Being the inept windows user I am, I was wondering - I have a drive that had password protection on (NTFS), and now I must back all info off that drive. The problem comes in when I try to bring over protected folders.

The drive comes from an XP formated machine, and I would like to back it up to another XP machine. I would ideally like to be able to access the data after the copy over.

Any help would be a plus.
Thank you very much.

Bpper

Mirage
01-24-2007, 03:56 PM
Do you mean it's encrypted with that file system based encryption feature in XP, or am I completely off? :p

As far as I know, if you use the file system encryption, access is only given to a certain user account. If that account is deleted, you can't get access to it again even if you make an identical user with the same password. I don't have first hand experience though, but this is what XP tells me when I turn on encryption for certain files.

bipper
01-24-2007, 07:13 PM
no special encryption. Just a password when the user logs on. Just an administration password.

o_O
01-24-2007, 09:18 PM
As long as it's not encrypted using EFS, you just have to back up the files.
Any folders/files that are encrypted, however, you will lose access to using this method.

If you're really concerned about the protected folders, you could always take a couple of them off and put them onto a USB flash drive and try them on a different PC. Always worked fine for me though.

Out of curiosity, are you trying to copy an installation over to different hardware? If you're copying it to another drive in the same machine, you probably want to ghost it across, but obviously that wouldn't work for a different machine.

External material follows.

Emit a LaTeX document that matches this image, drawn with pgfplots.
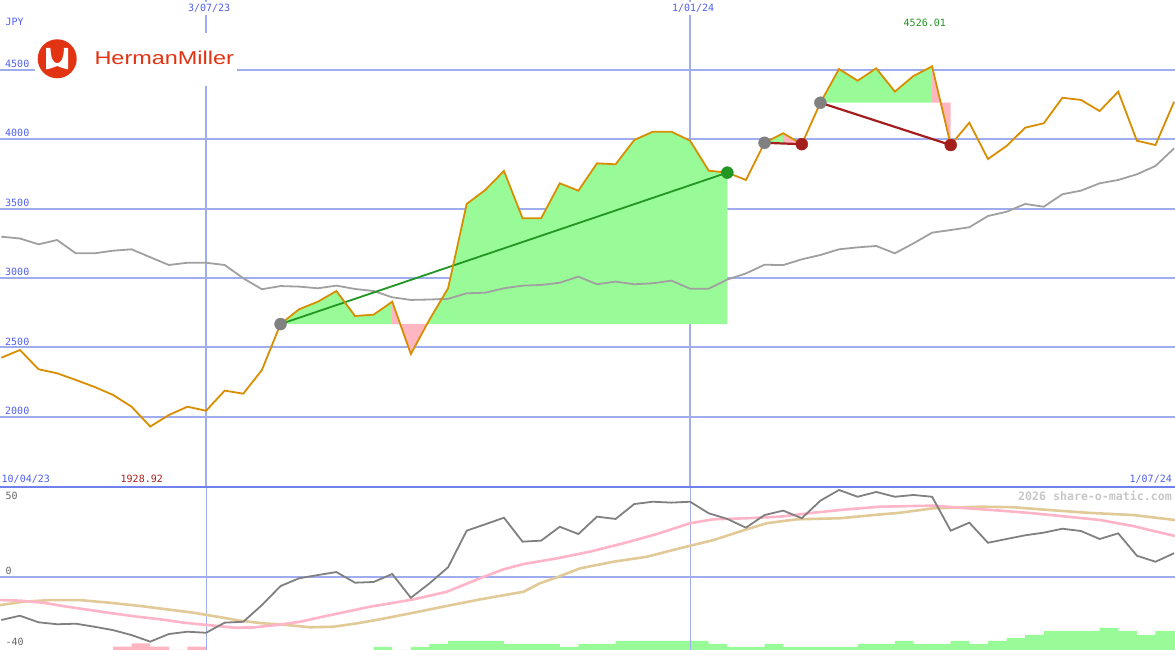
\documentclass[border=0pt]{standalone}
\usepackage{fontspec}
\setmonofont{DejaVu Sans Mono}
\newfontfamily\logofont{Liberation Sans}
\usepackage{pgfplots}
\usepackage{pgfplotstable}
\pgfplotsset{compat=1.18}

\definecolor{gridblue}{RGB}{160,172,240}
\definecolor{labelblue}{RGB}{80,96,240}
\definecolor{sepblue}{RGB}{112,128,236}
\definecolor{priceorange}{RGB}{216,142,0}
\definecolor{benchgray}{RGB}{160,160,160}
\definecolor{palegreen}{RGB}{152,251,152}
\definecolor{lightpink}{RGB}{255,182,193}
\definecolor{wingreen}{RGB}{34,150,34}
\definecolor{lossred}{RGB}{165,30,30}
\definecolor{oscgray}{RGB}{128,128,128}
\definecolor{oscpink}{RGB}{255,180,200}
\definecolor{osctan}{RGB}{225,202,152}
\definecolor{logored}{RGB}{226,52,18}

% weekly closes, x = weeks from 3/07/23
\pgfplotstableread{
w p
-11 2425
-10 2481
-9 2342
-8 2313
-7 2265
-6 2215
-5 2157
-4 2072
-3 1928.92
-2 2012
-1 2072
0 2043
1 2188
2 2166
3 2337
4 2668
5 2775
6 2829
7 2906
8 2726
9 2736
10 2829
11 2452
12 2700
13 2926
14 3534
15 3635
16 3772
17 3431
18 3431
19 3683
20 3630
21 3827
22 3820
23 3995
24 4055
25 4055
26 3990
27 3774
28 3760
29 3707
30 3975
31 4044
32 3965
33 4264
34 4507
35 4423
36 4512
37 4344
38 4457
39 4526.01
40 3959
41 4120
42 3858
43 3952
44 4084
45 4116
46 4300
47 4284
48 4204
49 4344
50 3990
51 3959
52 4271
}\price

% benchmark, rescaled
\pgfplotstableread{
w p
-11 3298
-10 3285
-9 3243
-8 3274
-7 3178
-6 3178
-5 3197
-4 3207
-3 3150
-2 3094
-1 3110
0 3110
1 3094
2 2998
3 2919
4 2942
5 2938
6 2926
7 2945
8 2921
9 2906
10 2861
11 2842
12 2845
13 2850
14 2890
15 2894
16 2926
17 2945
18 2950
19 2966
20 3010
21 2955
22 2974
23 2955
24 2962
25 2981
26 2923
27 2923
28 2989
29 3033
30 3096
31 3093
32 3135
33 3166
34 3207
35 3221
36 3231
37 3178
38 3250
39 3327
40 3346
41 3366
42 3447
43 3478
44 3534
45 3514
46 3604
47 3630
48 3683
49 3707
50 3748
51 3808
52 3935
}\bench

\pgfplotstableread{
w v
-11 -24.2
-10 -21.8
-9 -25.5
-8 -26.6
-7 -26.3
-6 -28.0
-5 -29.9
-4 -32.7
-3 -36.4
-2 -32.1
-1 -30.8
0 -31.4
1 -25.7
2 -25.2
3 -15.8
4 -5.1
5 -0.7
6 1.1
7 2.8
8 -3.2
9 -2.8
10 1.7
11 -11.7
12 -3.6
13 5.5
14 26.1
15 29.7
16 33.4
17 19.9
18 20.5
19 28.3
20 24.2
21 34.0
22 32.7
23 41.1
24 42.4
25 41.9
26 42.4
27 35.9
28 32.7
29 27.8
30 34.9
31 37.4
32 33.1
33 43.0
34 49.0
35 45.2
36 47.9
37 45.2
38 46.2
39 45.2
40 26.1
41 30.6
42 19.3
43 21.4
44 23.5
45 25.0
46 27.2
47 25.9
48 21.4
49 24.6
50 12.0
51 8.6
52 13.4
}\osc

\pgfplotstableread{
w v
-11.07 -13.0
-9.99 -13.3
-8.74 -14.5
-7.48 -16.7
-6.23 -18.6
-5.0 -20.5
-3.72 -22.3
-2.47 -23.8
-1.21 -25.7
0.04 -27.0
1.47 -28.5
2.54 -28.4
3.80 -27.0
5.05 -25.2
6.30 -22.3
7.56 -19.5
8.81 -16.7
9.35 -15.8
11.14 -12.6
12.93 -8.3
14.72 -0.7
15.97 4.3
17.05 7.3
18.84 10.5
20.63 14.3
22.42 19.0
24.21 24.2
26.0 30.3
27.25 32.5
29.05 33.1
30.84 34.0
32.62 36.2
34.42 38.1
36.21 39.6
39.07 40.2
40.87 38.7
42.65 37.4
44.43 35.9
46.24 34.0
48.03 32.1
49.80 28.7
51.07 25.5
52.05 23.1
}\oscfast

\pgfplotstableread{
w v
-11.07 -15.8
-9.81 -13.9
-8.38 -13.0
-6.77 -13.0
-5.16 -14.5
-3.55 -16.3
-2.11 -18.2
-0.68 -20.1
0.57 -22.3
1.83 -24.6
3.08 -26.1
4.34 -27.0
5.59 -28.3
6.84 -28.0
8.10 -26.1
9.35 -23.8
11.14 -20.1
12.93 -16.3
14.72 -12.6
17.05 -8.3
17.94 -3.5
18.84 -0.2
20.09 4.9
21.88 8.6
23.67 11.4
25.46 16.2
27.25 20.8
29.05 26.9
30.12 30.3
31.73 32.5
34.06 33.1
35.85 34.9
37.28 36.2
39.07 38.7
41.58 39.6
43.35 39.3
45.34 37.7
47.31 36.2
49.81 34.9
52.05 32.1
}\oscslow

\begin{document}
\begin{tikzpicture}
\path[use as bounding box] (0pt,0pt) rectangle (1175pt,650pt);

% ---- histogram strip at the foot of the lower panel
\begin{axis}[at={(0pt,0pt)}, anchor=south west, scale only axis,
  width=1175pt, height=163pt, xmin=-11.07, xmax=52.05, ymin=0, ymax=163,
  hide axis]
\addplot[ybar interval, fill=lightpink, draw=none] coordinates {
  (-5,3.3) (-4,6.7) (-3,3.3) (-2,0) (-1,3.3) (0,0)};
\addplot[ybar interval, fill=palegreen, draw=none] coordinates {
  (9,3) (10,0) (11,3) (12,6) (13,9) (14,9) (15,9) (16,6) (17,6) (18,6)
  (19,3) (20,6) (21,6) (22,9) (23,9) (24,9) (25,9) (26,9) (27,6) (28,3)
  (29,3) (30,6) (31,3) (32,3) (33,3) (34,3) (35,6) (36,6) (37,9) (38,6)
  (39,6) (40,9) (41,6) (42,9) (43,12) (44,15) (45,19) (46,19) (47,19)
  (48,22) (49,19) (50,15) (51,19) (52.1,0)};
\end{axis}

% ---- lower panel: oscillator
\begin{axis}[at={(0pt,0pt)}, anchor=south west, scale only axis,
  width=1175pt, height=163pt, xmin=-11.07, xmax=52.05, ymin=-41.1, ymax=50.7,
  axis line style={draw=none}, tick style={draw=none},
  xtick={0,26}, ytick={0}, xticklabels={}, yticklabels={},
  xmajorgrids, ymajorgrids,
  major x grid style={draw=gridblue, line width=1pt},
  major y grid style={draw=gridblue, line width=2pt}]
\addplot[osctan, line width=2.6pt] table[x=w, y=v] {\oscslow};
\addplot[oscpink, line width=2.6pt] table[x=w, y=v] {\oscfast};
\addplot[oscgray, line width=1.8pt] table[x=w, y=v] {\osc};
\end{axis}

% ---- upper panel: price
\begin{axis}[at={(0pt,163pt)}, anchor=south west, scale only axis,
  width=1175pt, height=487pt, xmin=-11.07, xmax=52.05, ymin=1493.1, ymax=5004.8,
  axis line style={draw=none}, tick style={draw=none},
  xtick={0,26}, xticklabels={3/07/23,1/01/24}, xticklabel pos=right,
  ytick={2000,2500,3000,3500,4000,4500},
  yticklabels={2000,2500,3000,3500,4000,4500},
  ticklabel style={font=\ttfamily\fontsize{10}{12}\selectfont, text=labelblue},
  xticklabel style={anchor=north, fill=white, inner sep=2pt, yshift=-2pt, xshift=3pt},
  yticklabel style={anchor=south west, inner sep=0pt, xshift=5pt, yshift=2pt},
  xmajorgrids, ymajorgrids,
  major x grid style={draw=gridblue, line width=1.5pt},
  major y grid style={draw=gridblue, line width=2pt}]
% trade 1 fills
\addplot[fill=palegreen, draw=none] coordinates {
  (4,2668) (5,2775) (6,2829) (7,2906) (8,2726) (9,2736) (10,2829) (10.427,2668)} -- cycle;
\addplot[fill=lightpink, draw=none] coordinates {
  (10,2668) (10,2829) (11,2452) (11.871,2668)} -- cycle;
\addplot[fill=palegreen, draw=none] coordinates {
  (11.871,2668) (12,2700) (13,2926) (14,3534) (15,3635) (16,3772) (17,3431)
  (18,3431) (19,3683) (20,3630) (21,3827) (22,3820) (23,3995) (24,4055)
  (25,4055) (26,3990) (27,3774) (28,3760) (28,2668)} -- cycle;
% trade 2 fills
\addplot[fill=palegreen, draw=none] coordinates {(30,3975) (31,4044) (31,3975)} -- cycle;
\addplot[fill=lightpink, draw=none] coordinates {(31,3975) (31,4044) (32,3965) (32,3975)} -- cycle;
% trade 3 fills
\addplot[fill=palegreen, draw=none] coordinates {
  (33,4264) (34,4507) (35,4423) (36,4512) (37,4344) (38,4457) (39,4526.01) (39,4264)} -- cycle;
\addplot[fill=lightpink, draw=none] coordinates {
  (39,4264) (39,4526.01) (40,3959) (40,4264)} -- cycle;

\addplot[benchgray, line width=1.8pt] table[x=w, y=p] {\bench};
\addplot[wingreen, line width=1.8pt] coordinates {(4,2668) (28,3760)};
\addplot[lossred, line width=2.2pt] coordinates {(30,3975) (32,3965)};
\addplot[lossred, line width=2.2pt] coordinates {(33,4264) (40,3959)};
\addplot[priceorange, line width=1.8pt] table[x=w, y=p] {\price};

\addplot[only marks, mark=*, mark size=6pt, draw=oscgray, fill=oscgray]
  coordinates {(4,2668) (30,3975) (33,4264)};
\addplot[only marks, mark=*, mark size=6pt, draw=wingreen, fill=wingreen]
  coordinates {(28,3760)};
\addplot[only marks, mark=*, mark size=6pt, draw=lossred, fill=lossred]
  coordinates {(32,3965) (40,3959)};
\end{axis}

% panel separator
\draw[sepblue, line width=2pt] (0pt,163pt) -- (1175pt,163pt);

% text
\begin{scope}[every node/.style={inner sep=0pt, font=\ttfamily\fontsize{10}{12}\selectfont}]
\node[anchor=west, text=labelblue] at (5.5pt,628.5pt) {JPY};
\node[anchor=west, text=wingreen] at (903.5pt,627.5pt) {4526.01};
\node[anchor=west, text=labelblue] at (1.5pt,171pt) {10/04/23};
\node[anchor=west, text=lossred] at (120.5pt,171pt) {1928.92};
\node[anchor=east, text=labelblue] at (1172pt,171pt) {1/07/24};
\node[anchor=west, text=black!60] at (5.5pt,154pt) {50};
\node[anchor=west, text=black!60] at (5.5pt,79pt) {0};
\node[anchor=west, text=black!60] at (5.5pt,8pt) {-40};
\node[anchor=east, text=black!22, font=\ttfamily\bfseries\fontsize{11.6}{13}\selectfont]
  at (1172pt,154.3pt) {2026 share-o-matic.com};
\end{scope}

% logo
\fill[white] (35pt,564pt) rectangle (237pt,617pt);
\fill[logored] (57.2pt,591.2pt) circle (19.5pt);
\fill[white] (46.2pt,602pt) -- (50.4pt,602pt)
  .. controls (50.8pt,592pt) and (53pt,587pt) .. (57.2pt,586.8pt)
  .. controls (61.4pt,587pt) and (63.6pt,592pt) .. (64pt,602pt)
  -- (68.2pt,602pt) -- (68.2pt,580.6pt)
  .. controls (64pt,581.4pt) and (60.5pt,582.6pt) .. (57.2pt,584pt)
  .. controls (53.9pt,582.6pt) and (50.4pt,581.4pt) .. (46.2pt,580.6pt) -- cycle;
\node[anchor=base west, inner sep=0pt, text=logored, xscale=1.26,
  font=\logofont\fontsize{18.6}{20}\selectfont] at (94.3pt,585pt) {HermanMiller};
\end{tikzpicture}
\end{document}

But yeah, it's a shame you have to use Windows. :p

bipper
01-25-2007, 06:57 AM
well what it is, is the HDD out of another computer that I no longer have access to. I don't think there was any encryption placed on the drive, just the protection of a windows login. I mean, I have the drive installed on another computer, but I cannot just drag the files off as it whines about permissions.

:(

Mirage
01-25-2007, 11:07 AM
Oh, I think you simply need to take ownership of the files on the other hard drive.

You need to be logged in as an administrator, and have "simple file sharing" turned off (note that you can't turn this off in XP Home, should you be using that). You turn off "simple file sharing" in "folder properties".

The ownership properties should be located at "Sharing and Security" -> "Security" and then "Advanced". There should be an "Owner" tab in the new window. Once you're the owner of an object, you can change permissions of the object and make it accessable for whoever.